11.2 In the situations referred to in paragraph 1 of this article the Supplier's claims against the Customer will become immediately due and payable.
Article 12. Force Majeure
12.1 In the event of force majeure the Supplier will be entitled to suspend performance of all its obligations vis-à-vis the Customer, and to dissolve all or part of all agreements with the Customer, without prejudice to its right to demand payment of the work already performed and the costs incurred, and without being liable to pay any penalty or damages.
Article 13. Warranty
13.1 The Supplier warrants the sound condition of the items delivered by it and the materials used in that respect. Items fully or partially manufactured from natural products may vary from samples. To the extent that the relevant variations are common in the industry, the Customer will not be entitled to return the items or to claim any form of damages or compensation. Furthermore, the Supplier warrants the sound condition of the items delivered by it and the material used in that respect only if such items are used in a normal and careful fashion and in accordance with the Supplier's instructions and the materials used in that respect, as well as for the purpose for which they were manufactured. This warranty will not apply if the Supplier supplies items of an explicitly agreed inferior quality. The Supplier will determine whether the warranty is applicable and how the relevant items will be repaired and/or shipped.
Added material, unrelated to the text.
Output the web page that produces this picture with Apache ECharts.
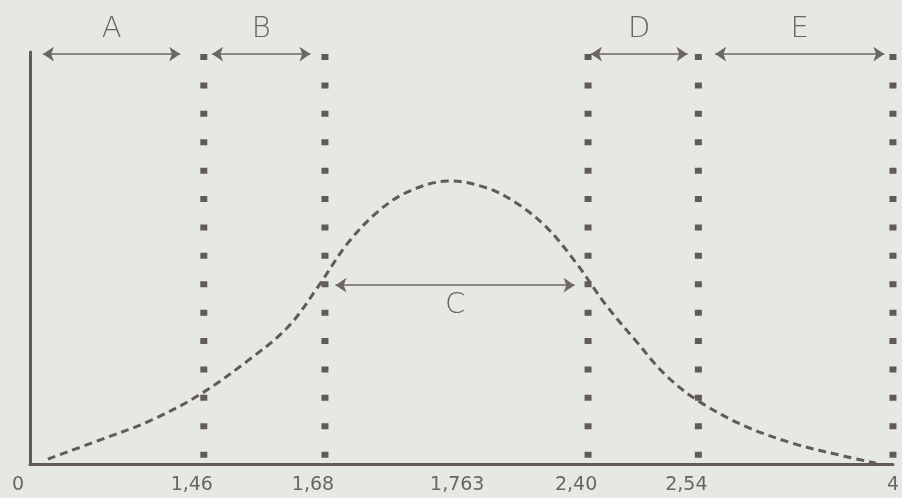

13.1 The warranty cannot be invoked if the defect or the wear and tear is the result of negligent maintenance or normal use. Moreover, the warranty cannot be invoked if the Customer remains in default and fails to perform its obligations.
13.2 In the event of replacement or compensation, an allowance will be made for the use already made of the delivered item, including wear and tear as a result of normal use.
Article 14. Intellectual Property Rights
14.1 The intellectual property rights, including
copyrights, rights as referred to in the Uniform
Benelux Act on Drawings and Designs, trade names, and patent rights, in the Supplier's products may be used for promotional and/or publication purposes, all in the broadest sense, only with the Supplier's written consent.
14.2 The Customer will be under an obligation, as soon as the use of the Supplier's intellectual property rights by third parties comes to its attention, promptly to notify the Supplier.
Article 15. Applicable Law
15.1 All agreements will be governed exclusively by the laws of the Netherlands. The applicability of the Vienna Sales Convention (CISG) is excluded.
15.2 Any disputes between the parties will be submitted to the exclusive jurisdiction of the competent court in Breda, the Netherlands.